Au premier abord, tableaux colorés et enfantins, son travail nécessite un temps de préparation long et fastidieux. À l’image du travail de Jean-Michel Darras, le temps se dissout et n’a guère d’importance : seuls le résultat et la démarche comptent. Tout commence par trois couches de peinture noire sur la toile vierge afin d’augmenter la vitalité des pigments. Parallèlement, une ébauche de son tableau sur papier est réalisée avant qu’il soit dessiné sur la toile désormais toute noire. Acrylique et couteau sont ses matériaux. Les couleurs sont superposées et, au final, le spectateur ne saurait deviner quelle est la couleur appliquée initialement. Entre les couches de peinture, des matières sont rajoutées (papiers de soie, carton, ficelle, sables et faïences depuis peu) ainsi que des mots, mais sans message subliminal; de simples mots qui ont attiré son regard l’espace d’un moment. Voilà comment les paysages imaginaires de Marie-Pierre Jan naissent.
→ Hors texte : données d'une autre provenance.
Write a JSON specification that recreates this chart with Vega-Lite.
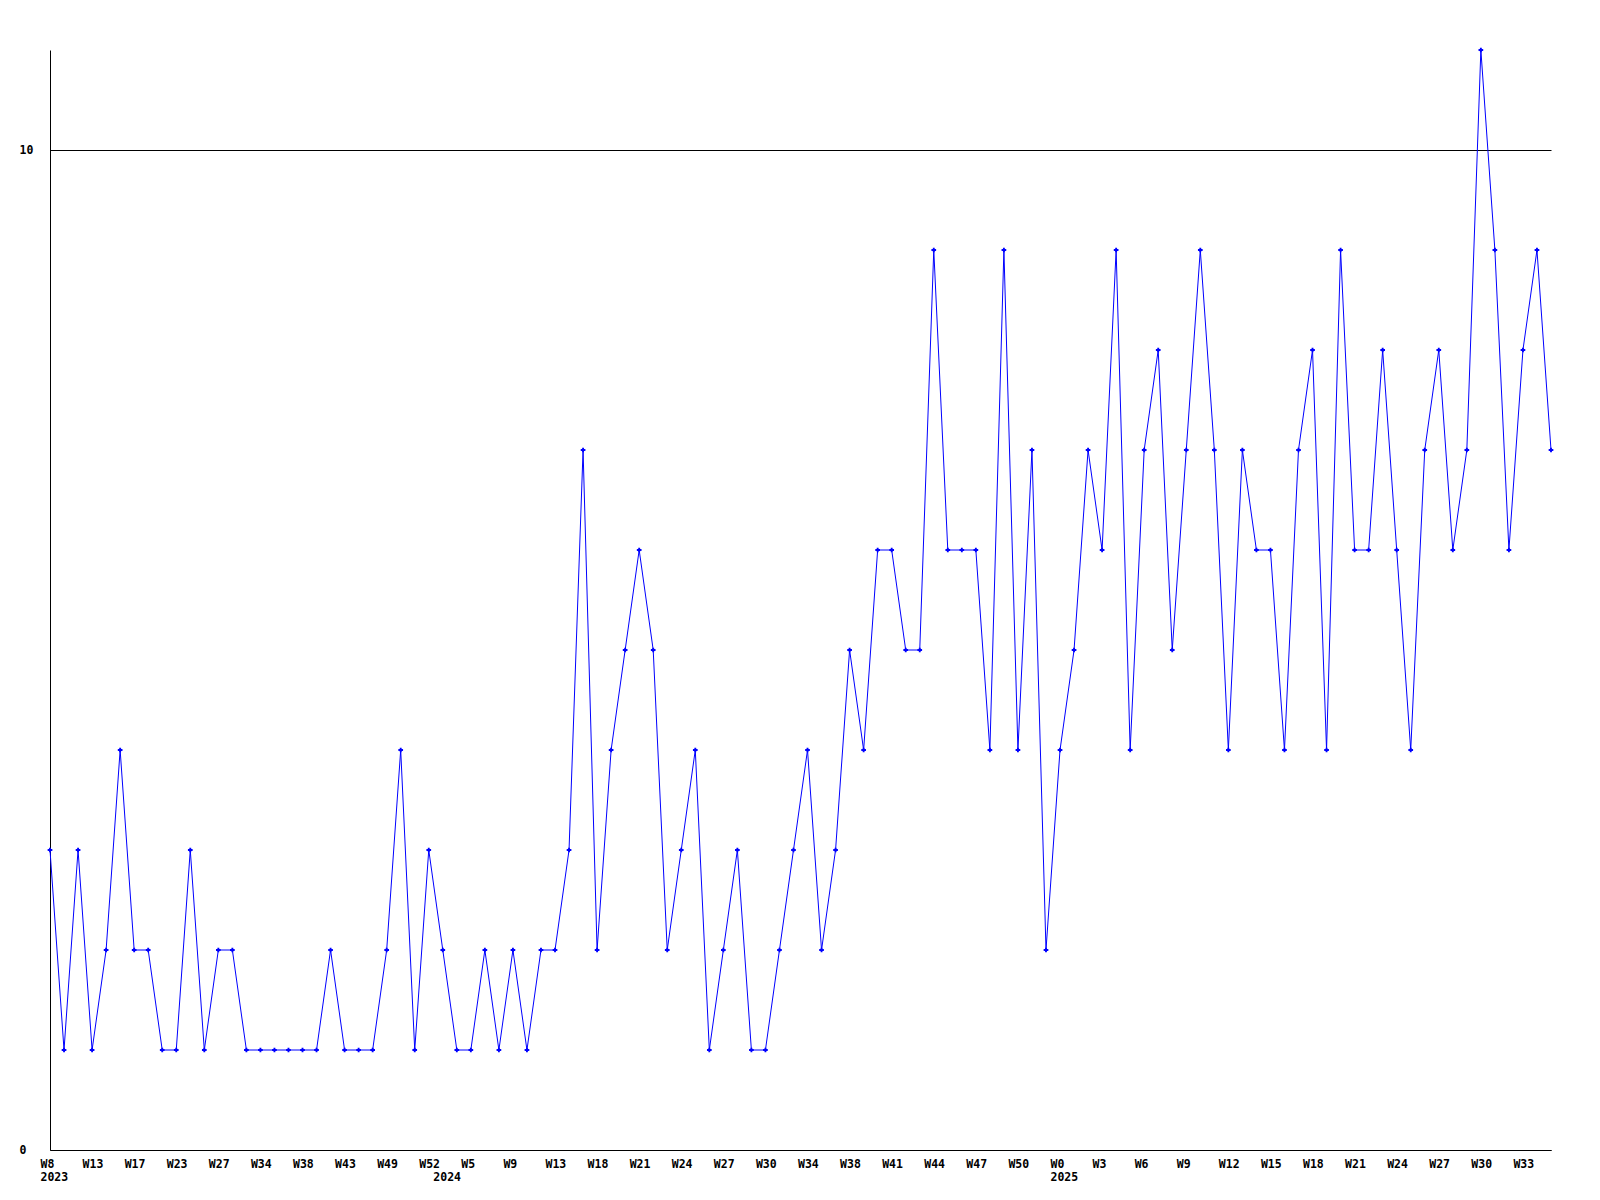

Jean-Michel Darras présente un parcours hors norme. Il a quitté son emploi après sept ans dans l’industrie, précisément dans la soudure, où il baignait déjà dans le montage et l’installation. Son travail l’a conduit à passer beaucoup de temps sur la route et ne lui convient plus. L’un comme l’autre se tournent vers l’Art assez tardivement et à la suite de nombreuses étapes dans leurs vies.
Une fois au pied du mur, il s’installe dans la métallerie, un domaine où il réalise des petits chefs-d’œuvre : portails, verrières et autres. « Un échange de mots et les idées prennent forme ». Son travail lui permet d’écouter les gens, de ressentir et découvrir pour ensuite réaliser la commande à l’image de ses clients. « On ne peut pas créer quelque chose pour quelqu’un, sans le connaître a minima ». Comme pour sa consoeur, le temps n’a pas d’importance, ce n’est pas quelque chose qui devrait compter. L’acier arrive dans sa vie; son travail dans la soudure lui sert autrement désormais : ses sculptures sont réalisées à partir de cubes en acier qu’il forge et module jusqu’à obtenir la forme désirée. Ponctués de quelques aplats colorés, les arbres de Jean-Michel Darras naissent ainsi.
La figure de l’arbre habite, voire hante, la vie de chacun des deux artistes. Jean-Michel Darras se souvient d’un événement sur la route de Rennes-Angers, pendant la construction d’un rond-point. Un arbre en feuilles avait été arraché. Un côté dévoilait les racines et de l’autre, la couleur verte des feuilles montrait sa vitalité. Marie-Pierre Jan renchérit : « Un arbre retourné, c’est malheureux. C’est comme si on enterrait quelqu’un vivant. » De son côté, un épisode de son enfance a marqué sa mémoire : au parc du Tabhor, un chêne a été déraciné après une tempête. Allongé de tout son long, les racines sorties de terre alors qu’il était en pleine fleur de l’âge, les feuilles encore vertes.
« Je pense qu’un jour, je me suis trouvé sur cette Terre et les arbres sont nés. Je me suis posé et enraciné. » Pour le sculpteur, le choix de l’arbre comme fil conducteur est arrivé comme une renaissance. « L’arbre est naturellement beau et bon. Il est là, simple et humble, et donne spontanément à qui le prend, animaux, humains, insectes… C’est un exemple universel de générosité ». Marie-Pierre Jan le regarde comme un père universel, les racines communes. La symbolique ne peut être plus claire : « C’est la vie », conclut finalement la peintre. Une vie à parcourir et à ressentir jusqu’au 12 juin à l’espace d’exposition le 18 Quai (voir le plan).